What is Repatriation
Repatriation, in finance, refers to converting any foreign currency into one’s own local currency. Repatriation sometimes becomes necessary due to business transactions, foreign investments, or simply due to international travel.
For example, Americans returning from a visit to Japan typically repatriate their currency, converting any remaining yen into U.S. dollars. The number of dollars they get when they exchange their remaining yen will depend on the exchange rate between the two currencies at the time of the repatriation.
Repatriation in a larger context refers to anything or anyone that returns to its country of origin. This can include individual people, including foreign nationals, refugees or deportees.
BREAKING DOWN Repatriation
Repatriation in the context of investments and corporate earnings usually refers to the conversion of any offshore capital back to the currency of the country in which a corporation or investor is based.
In the global economy, many corporations based in the United States also generate revenues and earnings abroad. However, today many companies choose not to repatriate their offshore earnings in order to avoid corporate taxes charged on repatriated funds.
In the US, the Tax Cuts and Jobs Act, signed into law in late 2017, cut the corporate repatriation tax from its former rate of 35 percent.

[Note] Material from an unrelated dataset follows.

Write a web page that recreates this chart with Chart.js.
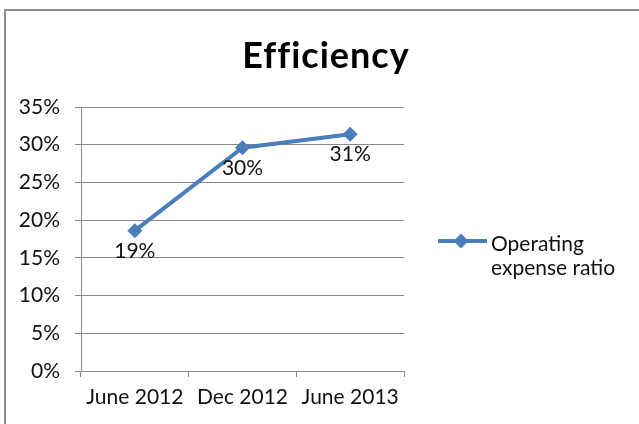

For a limited time, the new law allows U.S. companies to repatriate money earned overseas at rates as low as 8 percent.
At the time that the law was passed, Apple had the largest amount of cash holdings abroad of any US company, totaling $252.3 billion. As a response to the new tax law, Apple agreed to a one-time tax payment to the IRS of $38 billion to repatriate its foreign cash holdings.
Foreign Exchange Risk and Repatriation
When companies operate in more than one country, they generally accept the currency of the local economy where they operate. For example, though Apple is an American company, an Apple store in France will necessarily accept euros, since that is the currency that French consumers would use at a French location.
When a company holds onto foreign currencies, those funds are subject to foreign exchange risk, meaning they could potentially lose or gain value based on fluctuations in the value of either currency.
So, if an Apple store in France charges 1,000 euros for a new laptop, and sells 25 laptops in a week, it will have collected 25,000 euros by the end of one week. Apple may have set the price of 1,000 euros when one euro was equal to $2.00. In this case, those 25 laptops would earn Apple $50,000. However, if during that week an economic crisis hits Europe and the euro sharply declines in value and is suddenly worth only $1.00, Apple has now only earned $25,000 on those laptop sales.
If Apple chooses to wait to repatriate those earnings, it could avoid that loss. If the following week the euro shoots up to being worth $2.10 and Apple repatriates those earnings at that time, it stands to make an even greater profit.